START

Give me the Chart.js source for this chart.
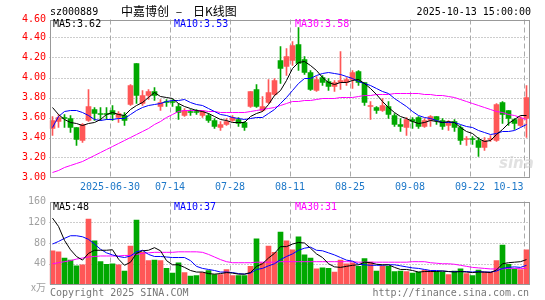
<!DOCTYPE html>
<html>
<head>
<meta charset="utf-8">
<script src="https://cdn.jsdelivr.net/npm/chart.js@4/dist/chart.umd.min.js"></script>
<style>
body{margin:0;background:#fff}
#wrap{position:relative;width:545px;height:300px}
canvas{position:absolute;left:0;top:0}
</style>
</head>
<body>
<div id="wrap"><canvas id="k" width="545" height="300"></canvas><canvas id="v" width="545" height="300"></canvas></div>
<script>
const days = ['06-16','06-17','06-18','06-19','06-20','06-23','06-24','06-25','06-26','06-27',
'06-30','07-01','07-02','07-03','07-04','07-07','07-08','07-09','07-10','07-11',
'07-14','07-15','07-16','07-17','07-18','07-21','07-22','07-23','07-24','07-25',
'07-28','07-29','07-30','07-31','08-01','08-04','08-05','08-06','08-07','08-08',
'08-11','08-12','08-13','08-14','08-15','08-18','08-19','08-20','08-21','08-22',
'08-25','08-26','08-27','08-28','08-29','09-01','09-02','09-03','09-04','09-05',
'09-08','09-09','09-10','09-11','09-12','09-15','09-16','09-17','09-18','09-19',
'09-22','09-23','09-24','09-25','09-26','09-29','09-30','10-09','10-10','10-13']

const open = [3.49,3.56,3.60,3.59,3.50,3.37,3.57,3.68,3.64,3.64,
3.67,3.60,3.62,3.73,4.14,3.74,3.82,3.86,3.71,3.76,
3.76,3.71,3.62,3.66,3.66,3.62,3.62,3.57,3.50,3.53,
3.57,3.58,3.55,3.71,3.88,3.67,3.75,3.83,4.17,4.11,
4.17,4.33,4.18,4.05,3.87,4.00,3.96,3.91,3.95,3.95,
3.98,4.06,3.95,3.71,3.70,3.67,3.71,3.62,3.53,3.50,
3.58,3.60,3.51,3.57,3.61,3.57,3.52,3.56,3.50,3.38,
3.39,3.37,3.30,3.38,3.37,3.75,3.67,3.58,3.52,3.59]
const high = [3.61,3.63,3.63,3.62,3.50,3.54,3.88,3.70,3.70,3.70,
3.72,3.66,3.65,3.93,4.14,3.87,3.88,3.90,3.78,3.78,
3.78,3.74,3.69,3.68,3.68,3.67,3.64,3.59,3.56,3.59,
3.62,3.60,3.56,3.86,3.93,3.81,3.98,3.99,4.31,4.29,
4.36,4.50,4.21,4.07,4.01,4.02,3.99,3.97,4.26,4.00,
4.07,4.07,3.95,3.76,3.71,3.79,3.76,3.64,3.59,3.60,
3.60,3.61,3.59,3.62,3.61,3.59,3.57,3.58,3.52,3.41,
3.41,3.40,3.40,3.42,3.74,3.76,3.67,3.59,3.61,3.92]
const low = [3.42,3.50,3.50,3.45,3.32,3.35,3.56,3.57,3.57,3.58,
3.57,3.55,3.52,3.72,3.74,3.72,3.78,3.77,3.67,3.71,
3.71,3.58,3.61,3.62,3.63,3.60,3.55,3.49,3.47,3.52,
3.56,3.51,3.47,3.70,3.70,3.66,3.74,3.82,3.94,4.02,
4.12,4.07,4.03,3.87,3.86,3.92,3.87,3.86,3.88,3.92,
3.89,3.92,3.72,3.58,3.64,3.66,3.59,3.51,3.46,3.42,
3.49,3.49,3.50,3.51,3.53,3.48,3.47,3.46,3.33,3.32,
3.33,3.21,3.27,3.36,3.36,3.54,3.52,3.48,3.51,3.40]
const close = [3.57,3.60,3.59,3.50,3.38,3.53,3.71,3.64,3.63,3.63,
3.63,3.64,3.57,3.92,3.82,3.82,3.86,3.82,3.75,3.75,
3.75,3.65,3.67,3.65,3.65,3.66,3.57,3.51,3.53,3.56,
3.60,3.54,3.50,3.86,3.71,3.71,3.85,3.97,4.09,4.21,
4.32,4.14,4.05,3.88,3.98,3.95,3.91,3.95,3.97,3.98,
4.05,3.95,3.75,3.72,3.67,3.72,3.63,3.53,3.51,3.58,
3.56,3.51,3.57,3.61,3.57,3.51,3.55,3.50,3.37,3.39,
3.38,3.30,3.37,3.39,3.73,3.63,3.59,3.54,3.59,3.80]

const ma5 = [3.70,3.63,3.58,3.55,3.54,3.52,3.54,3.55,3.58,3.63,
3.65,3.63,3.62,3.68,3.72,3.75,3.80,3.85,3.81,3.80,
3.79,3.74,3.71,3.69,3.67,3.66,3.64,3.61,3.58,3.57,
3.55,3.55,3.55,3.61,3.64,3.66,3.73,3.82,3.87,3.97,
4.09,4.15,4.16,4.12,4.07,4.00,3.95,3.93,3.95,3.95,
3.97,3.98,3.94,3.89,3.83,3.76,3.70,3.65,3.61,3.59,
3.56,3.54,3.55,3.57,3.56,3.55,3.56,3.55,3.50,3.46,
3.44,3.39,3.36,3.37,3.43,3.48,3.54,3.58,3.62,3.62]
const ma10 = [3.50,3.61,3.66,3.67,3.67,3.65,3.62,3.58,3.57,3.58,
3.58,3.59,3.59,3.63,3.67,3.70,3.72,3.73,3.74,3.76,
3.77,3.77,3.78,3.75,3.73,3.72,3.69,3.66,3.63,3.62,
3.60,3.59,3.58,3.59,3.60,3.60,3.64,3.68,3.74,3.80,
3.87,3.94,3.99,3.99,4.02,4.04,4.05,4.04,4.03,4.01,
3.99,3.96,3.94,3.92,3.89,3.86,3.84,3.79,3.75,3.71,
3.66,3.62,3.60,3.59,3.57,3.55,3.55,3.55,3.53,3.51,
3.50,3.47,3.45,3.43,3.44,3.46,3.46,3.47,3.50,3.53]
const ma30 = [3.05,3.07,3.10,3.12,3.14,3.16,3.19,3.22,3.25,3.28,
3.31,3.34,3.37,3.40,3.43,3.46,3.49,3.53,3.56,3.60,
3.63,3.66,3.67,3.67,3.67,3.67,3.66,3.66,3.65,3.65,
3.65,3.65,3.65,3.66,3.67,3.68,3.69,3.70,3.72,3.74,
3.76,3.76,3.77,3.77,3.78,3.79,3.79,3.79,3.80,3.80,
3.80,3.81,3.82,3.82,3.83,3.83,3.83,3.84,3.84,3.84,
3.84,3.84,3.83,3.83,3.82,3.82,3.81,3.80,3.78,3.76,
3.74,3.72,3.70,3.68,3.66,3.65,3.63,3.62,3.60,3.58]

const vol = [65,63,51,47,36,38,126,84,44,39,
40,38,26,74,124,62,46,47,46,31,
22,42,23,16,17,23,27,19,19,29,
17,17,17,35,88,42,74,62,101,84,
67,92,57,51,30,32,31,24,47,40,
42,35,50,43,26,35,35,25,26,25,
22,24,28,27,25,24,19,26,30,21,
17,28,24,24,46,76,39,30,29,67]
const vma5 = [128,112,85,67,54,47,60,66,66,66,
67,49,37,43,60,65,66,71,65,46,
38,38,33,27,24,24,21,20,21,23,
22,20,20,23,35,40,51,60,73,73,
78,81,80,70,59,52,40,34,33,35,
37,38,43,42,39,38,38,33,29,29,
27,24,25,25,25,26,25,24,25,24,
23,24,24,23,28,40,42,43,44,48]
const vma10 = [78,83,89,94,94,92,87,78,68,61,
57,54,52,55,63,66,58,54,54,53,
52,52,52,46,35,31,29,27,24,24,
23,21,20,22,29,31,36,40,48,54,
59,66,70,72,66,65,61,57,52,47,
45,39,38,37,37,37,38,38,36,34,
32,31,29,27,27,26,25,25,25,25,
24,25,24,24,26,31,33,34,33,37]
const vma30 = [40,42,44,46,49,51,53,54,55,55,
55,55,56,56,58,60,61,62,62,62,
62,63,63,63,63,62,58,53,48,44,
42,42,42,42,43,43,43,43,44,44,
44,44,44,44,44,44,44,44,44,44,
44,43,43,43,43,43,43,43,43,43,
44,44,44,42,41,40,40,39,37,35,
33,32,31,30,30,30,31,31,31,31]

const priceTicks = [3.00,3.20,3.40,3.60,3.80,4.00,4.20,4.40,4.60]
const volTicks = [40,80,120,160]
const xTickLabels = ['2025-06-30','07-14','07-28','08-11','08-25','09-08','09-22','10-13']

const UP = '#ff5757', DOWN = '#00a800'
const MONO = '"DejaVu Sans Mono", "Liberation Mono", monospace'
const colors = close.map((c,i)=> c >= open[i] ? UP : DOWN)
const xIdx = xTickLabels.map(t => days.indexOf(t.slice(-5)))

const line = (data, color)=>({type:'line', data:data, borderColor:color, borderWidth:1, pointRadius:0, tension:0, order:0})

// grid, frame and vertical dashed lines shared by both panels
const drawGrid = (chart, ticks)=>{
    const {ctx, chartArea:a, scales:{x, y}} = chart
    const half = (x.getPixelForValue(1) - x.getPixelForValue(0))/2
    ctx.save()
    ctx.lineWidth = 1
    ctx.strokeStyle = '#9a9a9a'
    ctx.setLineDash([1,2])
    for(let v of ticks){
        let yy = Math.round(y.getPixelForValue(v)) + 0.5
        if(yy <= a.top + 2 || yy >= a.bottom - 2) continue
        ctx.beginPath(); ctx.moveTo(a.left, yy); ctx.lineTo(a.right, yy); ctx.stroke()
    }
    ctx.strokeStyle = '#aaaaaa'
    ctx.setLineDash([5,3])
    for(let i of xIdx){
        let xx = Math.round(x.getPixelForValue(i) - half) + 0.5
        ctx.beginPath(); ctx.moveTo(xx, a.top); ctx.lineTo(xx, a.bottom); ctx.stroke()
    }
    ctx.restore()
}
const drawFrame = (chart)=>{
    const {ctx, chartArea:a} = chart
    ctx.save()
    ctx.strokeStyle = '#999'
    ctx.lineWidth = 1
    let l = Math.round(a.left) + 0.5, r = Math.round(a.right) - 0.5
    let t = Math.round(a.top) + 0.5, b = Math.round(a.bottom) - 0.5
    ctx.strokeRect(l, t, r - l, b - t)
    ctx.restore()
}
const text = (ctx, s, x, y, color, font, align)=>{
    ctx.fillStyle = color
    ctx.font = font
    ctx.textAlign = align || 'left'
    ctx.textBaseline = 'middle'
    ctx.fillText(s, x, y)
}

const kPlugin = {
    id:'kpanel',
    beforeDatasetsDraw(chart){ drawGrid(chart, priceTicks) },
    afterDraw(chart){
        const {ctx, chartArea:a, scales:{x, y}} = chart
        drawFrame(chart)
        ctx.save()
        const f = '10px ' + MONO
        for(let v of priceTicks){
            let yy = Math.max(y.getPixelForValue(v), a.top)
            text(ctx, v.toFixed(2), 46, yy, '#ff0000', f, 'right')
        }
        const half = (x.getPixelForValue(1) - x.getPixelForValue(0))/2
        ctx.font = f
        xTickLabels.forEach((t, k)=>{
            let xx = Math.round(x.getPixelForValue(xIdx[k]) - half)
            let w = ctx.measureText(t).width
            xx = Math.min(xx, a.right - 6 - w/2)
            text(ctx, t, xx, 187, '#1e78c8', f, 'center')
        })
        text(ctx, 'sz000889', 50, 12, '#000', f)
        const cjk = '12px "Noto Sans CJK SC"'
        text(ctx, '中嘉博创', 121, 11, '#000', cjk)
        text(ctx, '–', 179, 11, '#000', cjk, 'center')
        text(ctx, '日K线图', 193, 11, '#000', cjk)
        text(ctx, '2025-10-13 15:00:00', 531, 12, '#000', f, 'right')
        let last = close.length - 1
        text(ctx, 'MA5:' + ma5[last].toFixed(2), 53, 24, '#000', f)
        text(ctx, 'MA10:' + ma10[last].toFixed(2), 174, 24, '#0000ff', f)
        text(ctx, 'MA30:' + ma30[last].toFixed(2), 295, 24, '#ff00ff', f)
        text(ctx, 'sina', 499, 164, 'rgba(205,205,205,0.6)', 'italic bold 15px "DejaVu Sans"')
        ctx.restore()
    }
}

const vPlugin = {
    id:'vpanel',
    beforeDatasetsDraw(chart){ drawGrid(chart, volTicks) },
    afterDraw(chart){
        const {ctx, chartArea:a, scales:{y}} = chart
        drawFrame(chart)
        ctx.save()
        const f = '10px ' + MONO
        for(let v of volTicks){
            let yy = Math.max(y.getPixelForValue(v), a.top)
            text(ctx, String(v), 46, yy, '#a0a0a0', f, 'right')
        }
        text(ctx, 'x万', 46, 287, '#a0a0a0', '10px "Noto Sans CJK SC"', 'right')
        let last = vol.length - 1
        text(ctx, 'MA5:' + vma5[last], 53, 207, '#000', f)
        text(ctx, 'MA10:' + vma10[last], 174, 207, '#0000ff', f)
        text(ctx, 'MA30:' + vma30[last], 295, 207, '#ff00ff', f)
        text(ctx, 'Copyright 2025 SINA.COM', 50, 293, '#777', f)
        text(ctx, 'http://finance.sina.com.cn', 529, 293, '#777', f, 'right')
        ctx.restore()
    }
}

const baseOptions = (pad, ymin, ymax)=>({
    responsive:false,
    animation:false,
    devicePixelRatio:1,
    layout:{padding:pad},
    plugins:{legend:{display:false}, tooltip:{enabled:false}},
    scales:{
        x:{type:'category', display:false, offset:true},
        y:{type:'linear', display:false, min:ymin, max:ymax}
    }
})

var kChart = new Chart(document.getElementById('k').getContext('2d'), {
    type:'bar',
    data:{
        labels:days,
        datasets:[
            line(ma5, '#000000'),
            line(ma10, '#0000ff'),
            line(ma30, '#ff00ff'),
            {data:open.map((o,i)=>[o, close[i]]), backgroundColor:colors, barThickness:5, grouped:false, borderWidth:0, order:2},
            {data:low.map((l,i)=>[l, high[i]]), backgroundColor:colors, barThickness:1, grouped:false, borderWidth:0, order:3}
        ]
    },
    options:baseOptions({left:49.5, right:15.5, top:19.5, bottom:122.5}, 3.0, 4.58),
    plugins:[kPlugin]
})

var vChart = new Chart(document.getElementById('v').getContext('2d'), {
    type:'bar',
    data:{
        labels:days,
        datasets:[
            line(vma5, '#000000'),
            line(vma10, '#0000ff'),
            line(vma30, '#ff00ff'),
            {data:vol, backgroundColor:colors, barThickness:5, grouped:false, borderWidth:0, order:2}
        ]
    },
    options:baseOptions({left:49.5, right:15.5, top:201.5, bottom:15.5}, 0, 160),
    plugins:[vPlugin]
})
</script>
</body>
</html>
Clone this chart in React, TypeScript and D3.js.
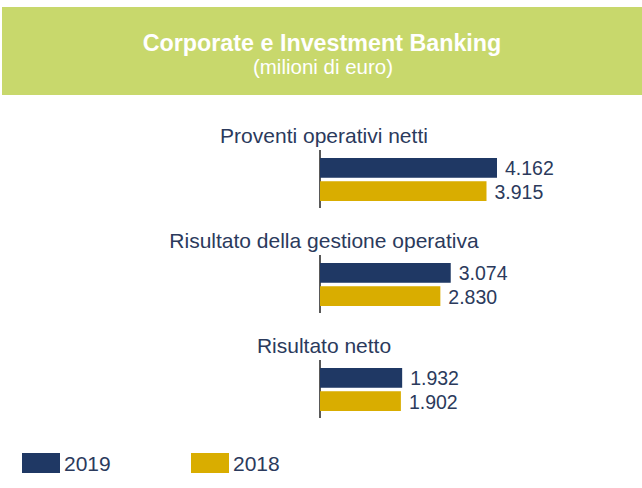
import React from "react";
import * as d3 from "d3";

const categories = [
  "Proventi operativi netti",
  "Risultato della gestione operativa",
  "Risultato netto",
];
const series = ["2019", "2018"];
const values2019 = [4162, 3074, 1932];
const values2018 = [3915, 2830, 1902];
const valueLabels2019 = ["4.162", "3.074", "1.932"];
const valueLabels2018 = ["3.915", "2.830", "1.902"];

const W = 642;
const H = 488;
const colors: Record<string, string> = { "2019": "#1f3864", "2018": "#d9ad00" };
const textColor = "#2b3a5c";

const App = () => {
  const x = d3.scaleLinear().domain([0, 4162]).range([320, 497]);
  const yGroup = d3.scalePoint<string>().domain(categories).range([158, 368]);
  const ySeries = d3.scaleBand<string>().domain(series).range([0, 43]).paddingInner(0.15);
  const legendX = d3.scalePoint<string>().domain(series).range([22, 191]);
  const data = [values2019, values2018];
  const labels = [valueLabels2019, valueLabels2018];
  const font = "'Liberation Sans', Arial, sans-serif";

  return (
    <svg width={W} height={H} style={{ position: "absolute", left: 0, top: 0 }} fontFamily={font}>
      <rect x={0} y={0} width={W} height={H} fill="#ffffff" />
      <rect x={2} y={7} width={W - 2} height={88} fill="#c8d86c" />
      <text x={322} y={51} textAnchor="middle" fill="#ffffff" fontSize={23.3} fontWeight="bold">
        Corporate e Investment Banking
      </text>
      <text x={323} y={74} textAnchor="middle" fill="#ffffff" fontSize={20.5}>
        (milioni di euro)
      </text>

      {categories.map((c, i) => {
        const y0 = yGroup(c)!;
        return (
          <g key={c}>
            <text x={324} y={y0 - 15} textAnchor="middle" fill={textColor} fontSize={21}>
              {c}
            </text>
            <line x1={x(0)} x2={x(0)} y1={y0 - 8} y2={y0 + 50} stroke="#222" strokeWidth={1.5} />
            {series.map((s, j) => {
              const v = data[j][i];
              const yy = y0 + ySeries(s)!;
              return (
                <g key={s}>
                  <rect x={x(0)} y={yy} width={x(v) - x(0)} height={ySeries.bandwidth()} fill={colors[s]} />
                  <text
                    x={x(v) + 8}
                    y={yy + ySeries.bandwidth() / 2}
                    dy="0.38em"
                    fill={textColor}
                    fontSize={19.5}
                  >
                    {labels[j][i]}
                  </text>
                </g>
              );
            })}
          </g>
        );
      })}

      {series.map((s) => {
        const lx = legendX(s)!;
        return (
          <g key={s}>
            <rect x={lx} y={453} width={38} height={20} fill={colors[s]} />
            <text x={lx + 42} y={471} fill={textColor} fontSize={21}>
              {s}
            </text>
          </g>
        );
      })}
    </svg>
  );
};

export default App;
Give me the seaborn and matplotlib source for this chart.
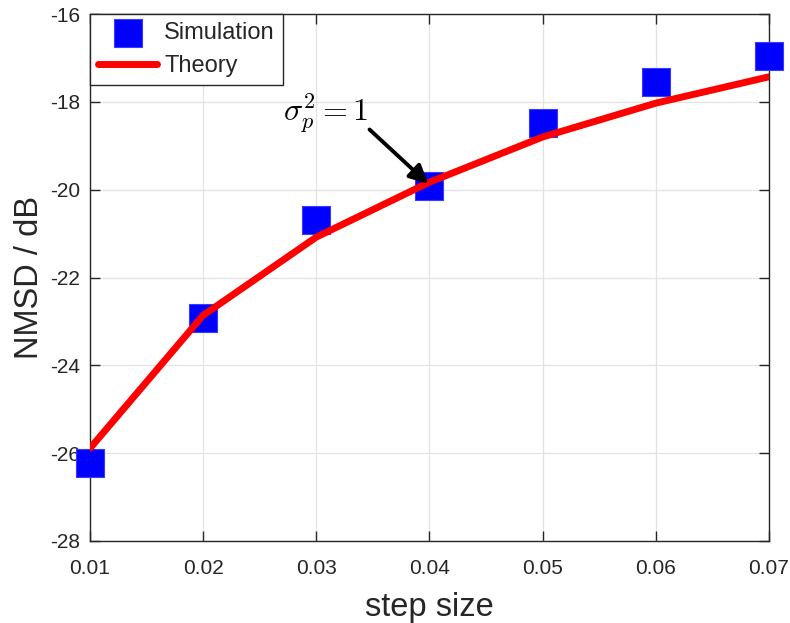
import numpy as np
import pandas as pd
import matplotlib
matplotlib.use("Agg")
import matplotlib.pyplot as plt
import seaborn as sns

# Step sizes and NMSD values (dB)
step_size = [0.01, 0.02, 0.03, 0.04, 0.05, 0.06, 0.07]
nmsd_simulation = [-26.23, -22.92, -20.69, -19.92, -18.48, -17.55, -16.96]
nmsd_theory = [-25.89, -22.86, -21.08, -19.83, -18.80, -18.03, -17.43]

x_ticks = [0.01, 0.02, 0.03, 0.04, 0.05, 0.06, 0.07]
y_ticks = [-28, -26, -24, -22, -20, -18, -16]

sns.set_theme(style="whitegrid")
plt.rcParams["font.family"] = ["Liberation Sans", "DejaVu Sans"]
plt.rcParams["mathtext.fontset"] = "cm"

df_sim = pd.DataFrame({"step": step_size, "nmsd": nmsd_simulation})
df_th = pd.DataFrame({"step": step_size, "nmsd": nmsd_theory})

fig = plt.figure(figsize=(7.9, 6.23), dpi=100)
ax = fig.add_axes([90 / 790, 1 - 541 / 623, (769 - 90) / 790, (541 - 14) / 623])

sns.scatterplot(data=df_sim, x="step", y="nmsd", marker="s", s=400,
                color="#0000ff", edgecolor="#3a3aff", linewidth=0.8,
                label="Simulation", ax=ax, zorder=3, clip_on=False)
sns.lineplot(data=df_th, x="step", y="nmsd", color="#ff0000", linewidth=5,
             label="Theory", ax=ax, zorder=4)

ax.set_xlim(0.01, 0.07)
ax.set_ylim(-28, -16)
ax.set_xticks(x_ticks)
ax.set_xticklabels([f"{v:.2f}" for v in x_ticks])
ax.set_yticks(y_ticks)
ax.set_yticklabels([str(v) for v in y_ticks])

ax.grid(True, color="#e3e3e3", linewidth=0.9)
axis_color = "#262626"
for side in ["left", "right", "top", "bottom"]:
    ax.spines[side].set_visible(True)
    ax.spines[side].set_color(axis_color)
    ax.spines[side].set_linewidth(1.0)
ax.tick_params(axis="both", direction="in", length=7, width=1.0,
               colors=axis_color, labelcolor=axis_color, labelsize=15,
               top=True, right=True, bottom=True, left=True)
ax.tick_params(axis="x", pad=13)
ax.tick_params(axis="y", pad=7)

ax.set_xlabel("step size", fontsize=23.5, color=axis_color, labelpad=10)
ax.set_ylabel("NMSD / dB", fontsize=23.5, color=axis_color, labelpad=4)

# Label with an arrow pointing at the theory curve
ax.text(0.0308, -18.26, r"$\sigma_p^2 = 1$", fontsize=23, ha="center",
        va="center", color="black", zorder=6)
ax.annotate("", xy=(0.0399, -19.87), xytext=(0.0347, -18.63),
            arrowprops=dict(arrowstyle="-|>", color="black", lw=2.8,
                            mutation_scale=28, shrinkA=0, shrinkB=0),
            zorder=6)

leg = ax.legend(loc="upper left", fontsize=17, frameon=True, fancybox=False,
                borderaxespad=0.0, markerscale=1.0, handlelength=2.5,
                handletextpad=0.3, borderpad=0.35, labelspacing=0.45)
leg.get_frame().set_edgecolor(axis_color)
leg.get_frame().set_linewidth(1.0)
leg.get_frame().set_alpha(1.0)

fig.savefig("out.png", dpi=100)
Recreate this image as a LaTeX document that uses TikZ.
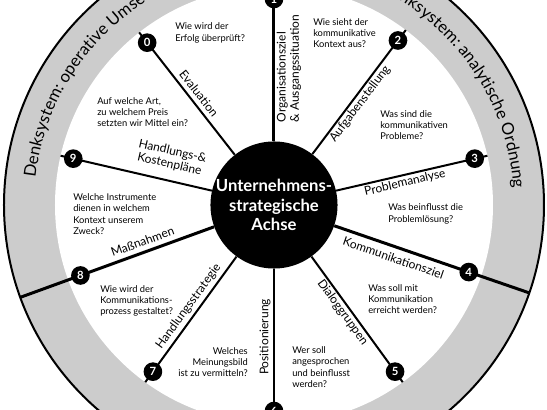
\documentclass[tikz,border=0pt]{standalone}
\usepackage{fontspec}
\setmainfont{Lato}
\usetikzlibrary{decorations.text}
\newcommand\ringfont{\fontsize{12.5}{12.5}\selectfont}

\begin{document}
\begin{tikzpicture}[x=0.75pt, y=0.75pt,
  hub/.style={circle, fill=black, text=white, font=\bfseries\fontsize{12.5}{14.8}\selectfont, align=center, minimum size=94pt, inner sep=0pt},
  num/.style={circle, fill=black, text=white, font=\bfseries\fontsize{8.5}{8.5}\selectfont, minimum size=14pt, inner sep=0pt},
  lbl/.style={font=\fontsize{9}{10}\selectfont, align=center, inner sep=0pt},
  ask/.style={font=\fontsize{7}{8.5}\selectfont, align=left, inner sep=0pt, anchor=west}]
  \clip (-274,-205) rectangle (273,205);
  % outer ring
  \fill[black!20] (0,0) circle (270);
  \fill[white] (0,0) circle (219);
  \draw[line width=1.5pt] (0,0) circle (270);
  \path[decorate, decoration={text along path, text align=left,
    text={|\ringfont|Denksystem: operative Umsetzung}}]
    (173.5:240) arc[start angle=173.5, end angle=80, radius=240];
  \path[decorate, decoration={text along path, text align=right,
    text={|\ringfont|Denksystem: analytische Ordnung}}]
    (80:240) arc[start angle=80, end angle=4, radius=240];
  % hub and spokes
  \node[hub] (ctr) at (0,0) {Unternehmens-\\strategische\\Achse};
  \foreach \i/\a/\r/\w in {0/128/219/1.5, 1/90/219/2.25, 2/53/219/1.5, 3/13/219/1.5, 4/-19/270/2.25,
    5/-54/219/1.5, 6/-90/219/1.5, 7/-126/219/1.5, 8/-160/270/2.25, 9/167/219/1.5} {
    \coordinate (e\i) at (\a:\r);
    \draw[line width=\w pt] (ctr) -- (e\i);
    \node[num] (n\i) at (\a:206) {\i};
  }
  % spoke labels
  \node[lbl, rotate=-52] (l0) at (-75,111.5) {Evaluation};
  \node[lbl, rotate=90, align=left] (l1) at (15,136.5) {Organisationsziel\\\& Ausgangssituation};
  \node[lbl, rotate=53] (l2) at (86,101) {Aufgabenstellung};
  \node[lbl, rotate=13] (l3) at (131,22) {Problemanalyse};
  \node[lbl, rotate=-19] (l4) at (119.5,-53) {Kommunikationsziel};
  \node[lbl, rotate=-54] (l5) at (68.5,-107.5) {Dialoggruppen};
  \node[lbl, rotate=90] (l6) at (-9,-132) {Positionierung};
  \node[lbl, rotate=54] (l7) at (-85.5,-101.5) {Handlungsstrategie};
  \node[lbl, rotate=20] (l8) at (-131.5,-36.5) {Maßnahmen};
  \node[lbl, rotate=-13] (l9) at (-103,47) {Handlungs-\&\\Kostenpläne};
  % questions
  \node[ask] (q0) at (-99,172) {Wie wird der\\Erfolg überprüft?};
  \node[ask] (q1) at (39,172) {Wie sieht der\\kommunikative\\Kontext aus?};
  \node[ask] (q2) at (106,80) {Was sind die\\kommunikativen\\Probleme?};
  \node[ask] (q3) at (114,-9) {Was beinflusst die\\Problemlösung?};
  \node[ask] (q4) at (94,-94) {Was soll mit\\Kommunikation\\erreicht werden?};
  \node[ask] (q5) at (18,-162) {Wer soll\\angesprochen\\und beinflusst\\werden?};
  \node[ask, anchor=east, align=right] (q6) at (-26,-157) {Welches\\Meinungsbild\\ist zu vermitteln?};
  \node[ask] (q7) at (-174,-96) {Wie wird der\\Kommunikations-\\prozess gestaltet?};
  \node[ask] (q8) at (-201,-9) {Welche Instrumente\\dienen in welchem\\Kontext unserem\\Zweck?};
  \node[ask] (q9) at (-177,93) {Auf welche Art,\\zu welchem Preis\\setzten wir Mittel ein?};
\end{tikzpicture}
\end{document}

END

■ WHAT THE TASK REQUIRES ■
Your task is to reproduce only the lines from the one with "Give me the seaborn" through the one with "ax.set_yticklabels([str(v) for v in y_ticks])", keeping both ends. Skip every picture.

■ TASK RESULT ■
Give me the seaborn and matplotlib source for this chart.
import numpy as np
import pandas as pd
import matplotlib
matplotlib.use("Agg")
import matplotlib.pyplot as plt
import seaborn as sns

# Step sizes and NMSD values (dB)
step_size = [0.01, 0.02, 0.03, 0.04, 0.05, 0.06, 0.07]
nmsd_simulation = [-26.23, -22.92, -20.69, -19.92, -18.48, -17.55, -16.96]
nmsd_theory = [-25.89, -22.86, -21.08, -19.83, -18.80, -18.03, -17.43]

x_ticks = [0.01, 0.02, 0.03, 0.04, 0.05, 0.06, 0.07]
y_ticks = [-28, -26, -24, -22, -20, -18, -16]

sns.set_theme(style="whitegrid")
plt.rcParams["font.family"] = ["Liberation Sans", "DejaVu Sans"]
plt.rcParams["mathtext.fontset"] = "cm"

df_sim = pd.DataFrame({"step": step_size, "nmsd": nmsd_simulation})
df_th = pd.DataFrame({"step": step_size, "nmsd": nmsd_theory})

fig = plt.figure(figsize=(7.9, 6.23), dpi=100)
ax = fig.add_axes([90 / 790, 1 - 541 / 623, (769 - 90) / 790, (541 - 14) / 623])

sns.scatterplot(data=df_sim, x="step", y="nmsd", marker="s", s=400,
                color="#0000ff", edgecolor="#3a3aff", linewidth=0.8,
                label="Simulation", ax=ax, zorder=3, clip_on=False)
sns.lineplot(data=df_th, x="step", y="nmsd", color="#ff0000", linewidth=5,
             label="Theory", ax=ax, zorder=4)

ax.set_xlim(0.01, 0.07)
ax.set_ylim(-28, -16)
ax.set_xticks(x_ticks)
ax.set_xticklabels([f"{v:.2f}" for v in x_ticks])
ax.set_yticks(y_ticks)
ax.set_yticklabels([str(v) for v in y_ticks])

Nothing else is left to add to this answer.